The Falklands Crisis of 1770 Turns into War Between France and Britain

In 1770, Spain and Britain butted heads over control of the Falkland Islands. The Spanish asked for French support and there was a reasonable chance they would get it due to the dynastic ties between Spain and France and the desire in some French circles to reverse the defeats of the Seven Years War, known in the colonies as the French and Indian War. Historically, the French king decided not to try for another go and a compromise was reached.

For perspective, 1770 was just past the midpoint of the stretch between the Seven Years War, which eliminated French power in North America and the start of the American Revolution. Friction was growing between the American colonies and Britain but an open break was still five or six years away.

What would have happened if the French had chosen war? How would the English colonies in North America have reacted? Less than a decade earlier, in the Seven Years War, the colonies played a major role in helping to defeat the French in North America, pretty much eliminating the French as a power in North America. Friction between Britain and the colonists was already starting to ramp up, with the stamp act passed in 1765, followed by considerable and successful colonial mostly non-violent resistance. British troops occupied Boston in 1768, which was followed by what Americans still call the Boston Massacre.

The Committees of Correspondence, a network of colonists trying to coordinate colonial response to British moves, was established in 1772, a little too late to have had an impact in this scenario.

So this could go at least two ways. First, the colonial unrest could get worse faster, encouraging the French to go to war in 1770 when they didn’t historically. Second, the French could have made the decision for war for French internal reasons. Either way, the war would put British/colonial relationships on a different trajectory. The Brits would need to raise manpower and money for the war effort, which would make the colonies a tempting source for those resources. At the same time, the colonies would to some extent feel threatened by this new war and dependent on British resources to resist French attacks, especially on shipping to and from the colonies.

Spain would be involved in the war, and they controlled Louisiana, so there would be some land conflict in North America. At this point though, there was a lot of Indian-controlled territory and not much logistics between the colonies and Louisiana. I suppose the British could launch a seaborne attack. British-controlled Louisiana at the end of the war? That would have a big impact on the American Revolution, assuming it happened on schedule.

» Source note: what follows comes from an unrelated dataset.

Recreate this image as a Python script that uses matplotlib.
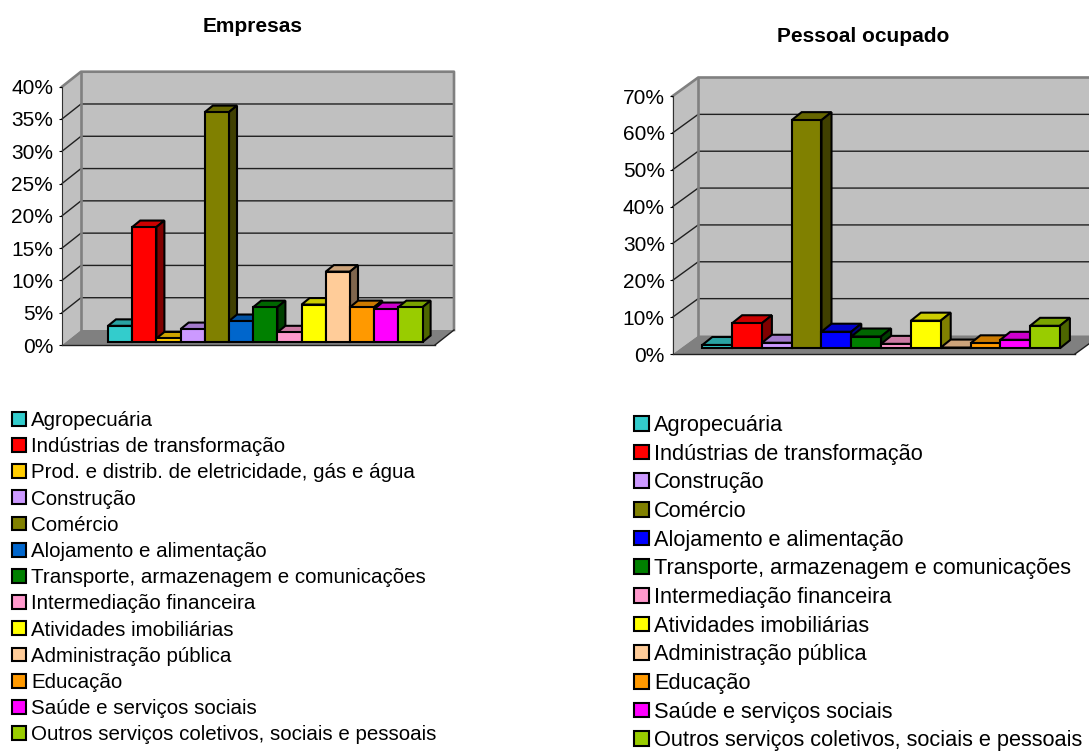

This all assumes that the French and the colonies don’t come up with some tacit arrangement where the colonies passively resist helping the British war effort and the French don’t bother them. I doubt that would be workable though. Playing footsie with the French when Britain and France were at war would probably still be seen as treason in the colonies and certainly in Britain, so you would have a whole different dynamic in the war than in the American Revolution.

How would the war have gone? A lot would depend on how the rest of Europe reacted. The Seven Years War had been a general European conflict, an attempt by Austria, France and sometimes Russia to partition Prussia, returning it to minor power status as just another one of the dozens of German states.

By 1770, the configuration in Eastern Europe was quite a bit different, with Russia heavily involved in a long but ultimately successful war against the Ottoman empire and a war with the Bar Confederacy, an alliance of Polish magnates trying to protect their own power within Poland, as well as ridding Poland of foreign influence. I’m not sure those wars would merge with the French/British ones. They might remain parallel wars, with France able to concentrate on colonial wars.

I’m also not sure how that war would go. Historically, the French navy got thoroughly beaten in the Seven Years War, did much better for a couple years in the American Revolution, then got badly defeated in the later stages of that war.

So, what do you think? Would the colonies rally around the British flag in the face of war against the ancient French enemy? Would they chafe at British attempts to raise money and manpower in the colonies? Would they use the war to extract concessions from the British? How would France do in the war? Would it raid North America? Try to regain North American colonies? Seven years after the Brits formally took Canada, how would the French in Canada react? Would they revolt against the British if a French Army showed up? Could the French get an army to Canada? Could it keep it supplied if it got one there. How would this affect the ongoing French/British rivalry in India? What impact would war have on Spanish settlement of California? Historically, the first overland Spanish mission to California was in 1769-70, and the first mission was founded in 1770. Would war have slowed expansion of that settlement? Maybe even caused it to be abandoned until the war ended?

Comments are very welcome. This is a weird one and I’m not sure how it would play out.